◆ WRITTEN INSTRUCTION
Your task is to copy the listing exactly, with the pictures left out.

◆ MATERIAL

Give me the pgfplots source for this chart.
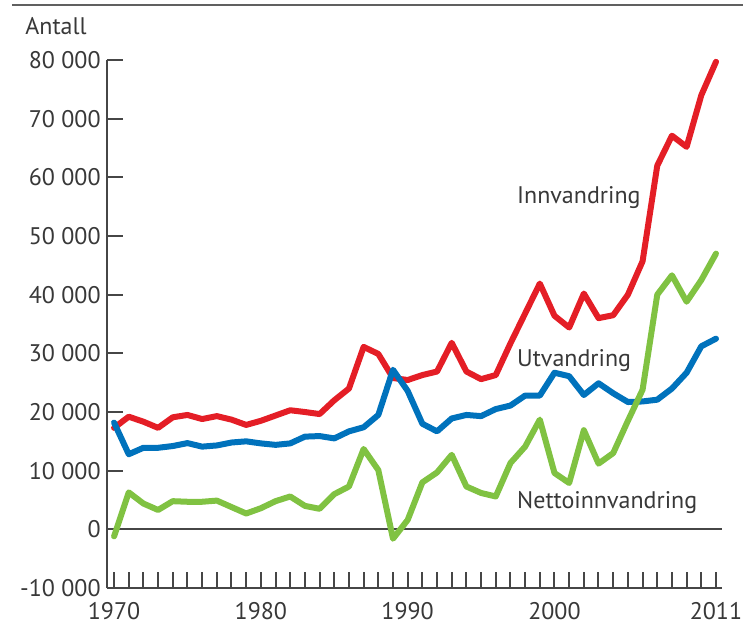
\documentclass[border=0pt]{standalone}
\usepackage{pgfplots}
\pgfplotsset{compat=1.18}
\usepackage{pgfplotstable}
\usepackage{fontspec}
\setmainfont{PT Sans}

\definecolor{innred}{RGB}{228,30,38}
\definecolor{utvblue}{RGB}{0,114,188}
\definecolor{netgreen}{RGB}{128,194,66}
\definecolor{axgray}{RGB}{70,70,70}

% year, innvandring, utvandring, nettoinnvandring
\pgfplotstableread{
year inn utv net
1970 17300 18200 -1200
1971 19200 12800 6300
1972 18350 13900 4400
1973 17300 13900 3300
1974 19100 14200 4800
1975 19500 14700 4700
1976 18800 14100 4700
1977 19300 14300 4900
1978 18700 14800 3800
1979 17800 15000 2700
1980 18500 14650 3600
1981 19400 14400 4800
1982 20300 14650 5600
1983 20000 15800 4000
1984 19650 15900 3500
1985 22000 15500 6000
1986 24000 16700 7300
1987 31100 17400 13700
1988 29900 19500 10100
1989 25800 27200 -1600
1990 25450 23600 1600
1991 26300 18000 8000
1992 26900 16700 9700
1993 31800 18900 12700
1994 26900 19500 7300
1995 25600 19300 6200
1996 26300 20500 5600
1997 31700 21100 11300
1998 36800 22800 14100
1999 41900 22800 18700
2000 36400 26700 9600
2001 34400 26100 7900
2002 40200 22900 16900
2003 36000 24900 11200
2004 36500 23200 13000
2005 40000 21700 18500
2006 45700 21800 23800
2007 62000 22100 40000
2008 67100 24000 43300
2009 65200 26700 38800
2010 74000 31200 42500
2011 79700 32500 47000
}\datatable

\begin{document}
\fontsize{12pt}{14pt}\selectfont
\begin{tikzpicture}
\useasboundingbox (-53.5pt,-19.5pt) rectangle (318pt,294pt);
\draw[line width=1pt, color=gray!75!black] (-47.5pt,291.5pt) -- (318pt,291.5pt);
\node[anchor=base west, inner sep=0pt, text=axgray!80!black] at (-41pt,276.5pt) {Antall};
\begin{axis}[
  at={(0,0)}, anchor=south west,
  scale only axis,
  width=307.5pt, height=264pt,
  xmin=1969.52, xmax=2011.41,
  ymin=-10000, ymax=80000,
  scaled y ticks=false,
  axis x line*=bottom, axis y line*=left,
  axis line style={line width=1pt, color=axgray},
  tick align=inside,
  major tick length=8pt,
  tick style={line width=1pt, color=axgray},
  xtick={1970,...,2011},
  xticklabels={1970,,,,,,,,,,1980,,,,,,,,,,1990,,,,,,,,,,2000,,,,,,,,,,,2011},
  ytick={-10000,0,10000,20000,30000,40000,50000,60000,70000,80000},
  yticklabels={-10 000,0,10 000,20 000,30 000,40 000,50 000,60 000,70 000,80 000},
  xticklabel style={yshift=-6pt, inner sep=1pt, text=axgray!80!black},
  yticklabel style={xshift=1pt, text=axgray!80!black},
  extra y ticks={0},
  extra y tick labels={},
  extra y tick style={ymajorgrids=true, major grid style={line width=1pt, color=axgray}},
  clip=false,
  every axis plot/.append style={line width=3pt, line join=round, line cap=round, no markers},
]
\addplot[innred] table[x=year, y=inn] {\datatable};
\addplot[utvblue] table[x=year, y=utv] {\datatable};
\addplot[netgreen] table[x=year, y=net] {\datatable};
\node[anchor=base west, inner sep=0pt, text=axgray!80!black] at (axis cs:1997.43,55460) {Innvandring};
\node[anchor=base west, inner sep=0pt, text=axgray!80!black] at (axis cs:1997.43,27720) {Utvandring};
\node[anchor=base west, inner sep=0pt, text=axgray!80!black] at (axis cs:1997.43,3630) {Nettoinnvandring};
\end{axis}
\end{tikzpicture}
\end{document}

◆ FULL ANSWER
Give me the pgfplots source for this chart.
\documentclass[border=0pt]{standalone}
\usepackage{pgfplots}
\pgfplotsset{compat=1.18}
\usepackage{pgfplotstable}
\usepackage{fontspec}
\setmainfont{PT Sans}

\definecolor{innred}{RGB}{228,30,38}
\definecolor{utvblue}{RGB}{0,114,188}
\definecolor{netgreen}{RGB}{128,194,66}
\definecolor{axgray}{RGB}{70,70,70}

% year, innvandring, utvandring, nettoinnvandring
\pgfplotstableread{
year inn utv net
1970 17300 18200 -1200
1971 19200 12800 6300
1972 18350 13900 4400
1973 17300 13900 3300
1974 19100 14200 4800
1975 19500 14700 4700
1976 18800 14100 4700
1977 19300 14300 4900
1978 18700 14800 3800
1979 17800 15000 2700
1980 18500 14650 3600
1981 19400 14400 4800
1982 20300 14650 5600
1983 20000 15800 4000
1984 19650 15900 3500
1985 22000 15500 6000
1986 24000 16700 7300
1987 31100 17400 13700
1988 29900 19500 10100
1989 25800 27200 -1600
1990 25450 23600 1600
1991 26300 18000 8000
1992 26900 16700 9700
1993 31800 18900 12700
1994 26900 19500 7300
1995 25600 19300 6200
1996 26300 20500 5600
1997 31700 21100 11300
1998 36800 22800 14100
1999 41900 22800 18700
2000 36400 26700 9600
2001 34400 26100 7900
2002 40200 22900 16900
2003 36000 24900 11200
2004 36500 23200 13000
2005 40000 21700 18500
2006 45700 21800 23800
2007 62000 22100 40000
2008 67100 24000 43300
2009 65200 26700 38800
2010 74000 31200 42500
2011 79700 32500 47000
}\datatable

\begin{document}
\fontsize{12pt}{14pt}\selectfont
\begin{tikzpicture}
\useasboundingbox (-53.5pt,-19.5pt) rectangle (318pt,294pt);
\draw[line width=1pt, color=gray!75!black] (-47.5pt,291.5pt) -- (318pt,291.5pt);
\node[anchor=base west, inner sep=0pt, text=axgray!80!black] at (-41pt,276.5pt) {Antall};
\begin{axis}[
  at={(0,0)}, anchor=south west,
  scale only axis,
  width=307.5pt, height=264pt,
  xmin=1969.52, xmax=2011.41,
  ymin=-10000, ymax=80000,
  scaled y ticks=false,
  axis x line*=bottom, axis y line*=left,
  axis line style={line width=1pt, color=axgray},
  tick align=inside,
  major tick length=8pt,
  tick style={line width=1pt, color=axgray},
  xtick={1970,...,2011},
  xticklabels={1970,,,,,,,,,,1980,,,,,,,,,,1990,,,,,,,,,,2000,,,,,,,,,,,2011},
  ytick={-10000,0,10000,20000,30000,40000,50000,60000,70000,80000},
  yticklabels={-10 000,0,10 000,20 000,30 000,40 000,50 000,60 000,70 000,80 000},
  xticklabel style={yshift=-6pt, inner sep=1pt, text=axgray!80!black},
  yticklabel style={xshift=1pt, text=axgray!80!black},
  extra y ticks={0},
  extra y tick labels={},
  extra y tick style={ymajorgrids=true, major grid style={line width=1pt, color=axgray}},
  clip=false,
  every axis plot/.append style={line width=3pt, line join=round, line cap=round, no markers},
]
\addplot[innred] table[x=year, y=inn] {\datatable};
\addplot[utvblue] table[x=year, y=utv] {\datatable};
\addplot[netgreen] table[x=year, y=net] {\datatable};
\node[anchor=base west, inner sep=0pt, text=axgray!80!black] at (axis cs:1997.43,55460) {Innvandring};
\node[anchor=base west, inner sep=0pt, text=axgray!80!black] at (axis cs:1997.43,27720) {Utvandring};
\node[anchor=base west, inner sep=0pt, text=axgray!80!black] at (axis cs:1997.43,3630) {Nettoinnvandring};
\end{axis}
\end{tikzpicture}
\end{document}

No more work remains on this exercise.